El Gobernador de la Provincia no puede regular a su antojo los derechos fundamentales y los no fundamentales y hacerlo en desmedro de la ley, sea por ausencia o por insuficiencia de esta. Son comportamientos como estos, justamente, los que nos abocan a un escenario de concentración de poder que juzgamos intolerable.
Más tarde o más temprano, los salteños deberemos decidir si lo que conocemos por Poder Judicial es un poder del Estado, al igual que los otros dos, o si simplemente se trata de una autoridad. Esta es una decisión clave. Si nos decidimos por instaurar un Poder Judicial en toda regla, automáticamente tendremos que poner a salvo de la discrecionalidad de los jueces los poderes políticos que hoy la Constitución reconoce a sus órganos y encargar estas funciones a instituciones formal y sustancialmente independientes, para que la jurisdicción se despliegue como un auténtico poder de control de los otros poderes y que no se utilice la potestad de dirimir controversias individuales como una muleta de los órganos políticos.

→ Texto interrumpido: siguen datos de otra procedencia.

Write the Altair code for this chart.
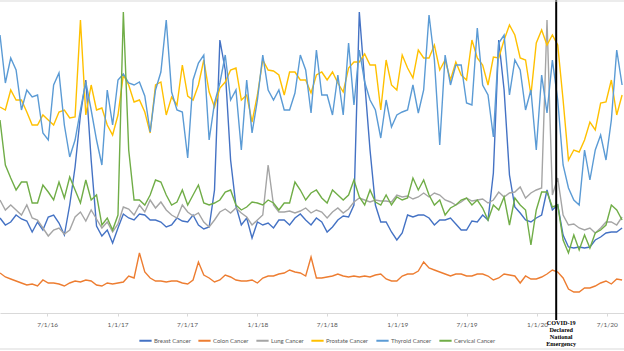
import altair as alt
import pandas as pd

series_names = ["Breast Cancer", "Colon Cancer", "Lung Cancer",
                "Prostate Cancer", "Thyroid Cancer", "Cervical Cancer"]
colors = ["#4472C4", "#ED7D31", "#A5A5A5", "#FFC000", "#5B9BD5", "#70AD47"]

# bi-weekly sample dates
dates = pd.date_range("2016-02-29", periods=117, freq="14D").strftime("%Y-%m-%dT00:00:00").tolist()

breast = [95, 88, 91, 98, 94, 92, 81, 91, 83, 96,
          98, 90, 78, 108, 146, 198, 233, 153, 87, 77,
          83, 70, 85, 99, 95, 93, 99, 98, 93, 93,
          91, 86, 88, 95, 92, 91, 98, 88, 84, 86,
          123, 273, 243, 153, 107, 88, 95, 75, 91, 88,
          90, 85, 93, 93, 88, 95, 99, 93, 88, 95,
          91, 81, 86, 93, 97, 96, 108, 301, 231, 163,
          108, 91, 91, 81, 73, 80, 98, 96, 98, 98,
          95, 88, 93, 93, 95, 89, 83, 83, 92, 91,
          98, 93, 140, 273, 223, 138, 106, 100, 93, 91,
          95, 98, 123, 103, 108, 78, 66, 65, 66, 65,
          66, 73, 76, 80, 81, 81, 85]

colon = [40, 36, 34, 32, 30, 28, 29, 27, 33, 30,
         30, 29, 27, 30, 32, 31, 33, 32, 28, 27,
         30, 29, 30, 31, 37, 35, 60, 41, 35, 32,
         32, 31, 32, 32, 30, 29, 33, 51, 38, 35,
         31, 33, 38, 36, 33, 32, 32, 33, 30, 35,
         37, 37, 39, 40, 43, 41, 40, 37, 56, 35,
         35, 36, 37, 39, 37, 36, 37, 36, 37, 36,
         38, 39, 34, 32, 32, 37, 39, 39, 42, 51,
         45, 43, 41, 39, 37, 39, 39, 37, 37, 39,
         39, 37, 33, 35, 39, 38, 37, 30, 37, 34,
         34, 36, 39, 43, 41, 35, 24, 21, 21, 25,
         25, 27, 30, 32, 29, 34, 33]

lung = [113, 103, 108, 103, 98, 108, 95, 93, 85, 77,
        83, 85, 79, 83, 96, 101, 92, 103, 94, 85,
        91, 81, 89, 106, 104, 98, 108, 101, 113, 105,
        111, 103, 98, 95, 108, 101, 97, 100, 91, 86,
        93, 101, 104, 100, 105, 100, 96, 88, 93, 98,
        148, 108, 101, 101, 102, 100, 102, 105, 100, 103,
        101, 95, 101, 105, 100, 104, 111, 115, 113, 111,
        113, 112, 112, 111, 118, 116, 117, 114, 116, 120,
        116, 120, 118, 113, 111, 108, 111, 115, 112, 113,
        114, 110, 113, 121, 116, 120, 121, 126, 115, 120,
        123, 125, 293, 118, 135, 98, 88, 89, 85, 83,
        85, 80, 85, 91, 91, 88, 96]

prostate = [206, 203, 223, 213, 213, 201, 188, 188, 198, 193,
            188, 201, 203, 195, 196, 293, 198, 228, 203, 205,
            188, 178, 198, 238, 228, 211, 213, 201, 180, 228,
            231, 198, 216, 208, 248, 217, 213, 228, 253, 221,
            206, 225, 231, 243, 245, 213, 218, 191, 218, 253,
            243, 242, 238, 218, 241, 241, 233, 233, 220, 238,
            241, 233, 241, 230, 221, 245, 251, 251, 259, 248,
            248, 203, 253, 228, 223, 258, 245, 235, 263, 255,
            255, 268, 243, 253, 233, 251, 238, 233, 273, 255,
            248, 228, 256, 255, 273, 288, 278, 255, 253, 218,
            270, 283, 268, 278, 268, 213, 153, 163, 161, 173,
            191, 183, 210, 211, 233, 198, 218]

thyroid = [278, 230, 255, 243, 203, 223, 216, 218, 180, 173,
           228, 240, 188, 156, 173, 203, 231, 203, 173, 148,
           223, 188, 233, 239, 230, 228, 231, 217, 181, 223,
           241, 293, 221, 203, 201, 155, 233, 250, 258, 173,
           210, 230, 258, 213, 223, 163, 233, 180, 213, 258,
           223, 213, 223, 203, 203, 220, 258, 243, 200, 263,
           218, 218, 198, 238, 198, 270, 208, 263, 231, 213,
           203, 175, 213, 186, 198, 201, 203, 228, 200, 223,
           298, 253, 168, 258, 228, 248, 248, 210, 208, 285,
           228, 218, 176, 270, 278, 218, 253, 243, 203, 223,
           163, 238, 200, 253, 213, 148, 125, 113, 108, 163,
           133, 163, 178, 153, 193, 263, 228]

cervical = [193, 148, 135, 123, 131, 131, 110, 110, 128, 121,
            113, 131, 115, 136, 123, 110, 133, 113, 118, 88,
            95, 83, 98, 301, 163, 113, 113, 108, 118, 133,
            131, 118, 108, 111, 123, 108, 118, 128, 110, 108,
            110, 113, 121, 123, 108, 103, 106, 111, 110, 108,
            113, 110, 103, 110, 110, 131, 123, 113, 120, 123,
            115, 110, 123, 118, 113, 118, 133, 116, 108, 123,
            111, 108, 118, 108, 116, 113, 115, 135, 123, 133,
            118, 108, 113, 98, 105, 108, 113, 115, 108, 113,
            105, 93, 108, 103, 116, 88, 115, 108, 103, 68,
            103, 121, 121, 106, 108, 73, 60, 78, 63, 78,
            65, 80, 83, 88, 108, 103, 93]

tick_dates = ["2016-07-01", "2017-01-01", "2017-07-01", "2018-01-01", "2018-07-01",
              "2019-01-01", "2019-07-01", "2020-01-01", "2020-07-01"]
covid_date = "2020-02-20T00:00:00"
covid_label = "COVID-19\nDeclared\nNational\nEmergency"

all_series = [breast, colon, lung, prostate, thyroid, cervical]
rows = []
for name, vals in zip(series_names, all_series):
    for d, v in zip(dates, vals):
        rows.append({"date": d, "series": name, "value": v})
df = pd.DataFrame(rows)


def dt(s):
    y, m, d = s.split("-")
    return alt.DateTime(year=int(y), month=int(m), date=int(d))


x_scale = alt.Scale(domain=[dt("2016-02-29"), dt("2020-08-15")])

lines = alt.Chart(df).mark_line(strokeWidth=1.4, clip=True).encode(
    x=alt.X("date:T", scale=x_scale,
            axis=alt.Axis(values=[dt(t) for t in tick_dates], format="%-m/%-d/%y",
                          title=None, grid=False, domainColor="#d9d9d9", tickColor="#d9d9d9",
                          tickSize=3, labelPadding=5, labelFont="Lato", labelFontSize=6.5,
                          labelColor="#595959")),
    y=alt.Y("value:Q", scale=alt.Scale(domain=[0, 313], nice=False, zero=True), axis=None),
    color=alt.Color("series:N",
                    scale=alt.Scale(domain=series_names, range=colors),
                    legend=alt.Legend(title=None, orient="none", legendX=138, legendY=333,
                                      direction="horizontal", columns=6,
                                      symbolType="stroke", symbolStrokeWidth=2, symbolSize=150,
                                      labelFont="Lato", labelFontSize=6, labelColor="#595959",
                                      columnPadding=3, labelOffset=1)),
)

covid_df = pd.DataFrame({"date": [covid_date], "label": [covid_label]})

rule = alt.Chart(covid_df).mark_rule(color="#000000", strokeWidth=2).encode(
    x="date:T", y=alt.value(0), y2=alt.value(320))

text = alt.Chart(covid_df).mark_text(
    lineBreak="\n", font="Liberation Serif", fontWeight="bold", fontSize=6.2,
    lineHeight=7, baseline="top", align="center", color="#000000", dx=5
).encode(x="date:T", y=alt.value(320), text="label:N")

border_df = pd.DataFrame({"pos": [1, 349]})
borders = alt.Chart(border_df).mark_rule(color="#d9d9d9", strokeWidth=1).encode(
    x=alt.value(0), x2=alt.value(624), y=alt.Y("pos:Q", scale=None))

chart = alt.layer(lines, rule, text, borders).properties(
    width=624, height=313,
    padding={"left": 0, "top": 0, "right": 0, "bottom": 38},
    autosize=alt.AutoSizeParams(type="none"),
    background="#ffffff"
).configure_view(stroke=None)

chart.save("out.html", embed_options={"renderer": "svg", "actions": False})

En otras palabras, que hay que repartir las competencias que hoy ejerce la Corte de Justicia provincial en cinco órganos diferentes, independientes entre sí y sujetos a controles eficientes y efectivos. Y evitar, en la medida de lo posible, el impresentable despliegue de poder territorial que hoy se intenta concretar con la ley que regula la justicia de paz en territorios en donde no hay ni gallinas para robar. Son todas estas cuestiones que requieren no solo de práctica sino de una reforma constitucional en toda regla.
Pero la urgencia de esta reforma está condicionada por la actitud que muestren los interesados: Si se empeñan en seguir acumulando poder en desmedro de las libertades cívicas y en favor del poder político coyuntural, la reforma será necesariamente más urgente. Si, por el contrario, demuestran que son capaces de controlar su propio apetito de poder, la reforma puede esperar todavía algunos años.
Es casi imposible agotar en un artículo de estas características todos los temas que aparecen vinculados con una reforma constitucional. Lo más importante, por el momento, es retener que para embarcarnos en una aventura institucional de esta envergadura hay que tener algunas cosas claras, además de la «voluntad de hierro» de reformar, solo porque lo hemos hecho antes y porque sabemos cómo se hace. Es necesario discutir por qué y para qué queremos reformar, antes de saber cuándo y cómo vamos a hacerlo.
Cualquier intento de lanzar un proceso de reforma sin haber agotado racionalmente la discusión del por qué y el para qué, hará que la reforma nazca sospechosa de ser una operación, bien para beneficiar a una parcialidad, bien para poner obstáculos a otra. No necesitamos una reforma útil para unos pocos o castradora de otros tantos. Necesitamos una Constitución que sirva para todos, del modo más ecuánime posible. Pero lograr un producto así no es tarea fácil como algunos pretenden hacernos creer.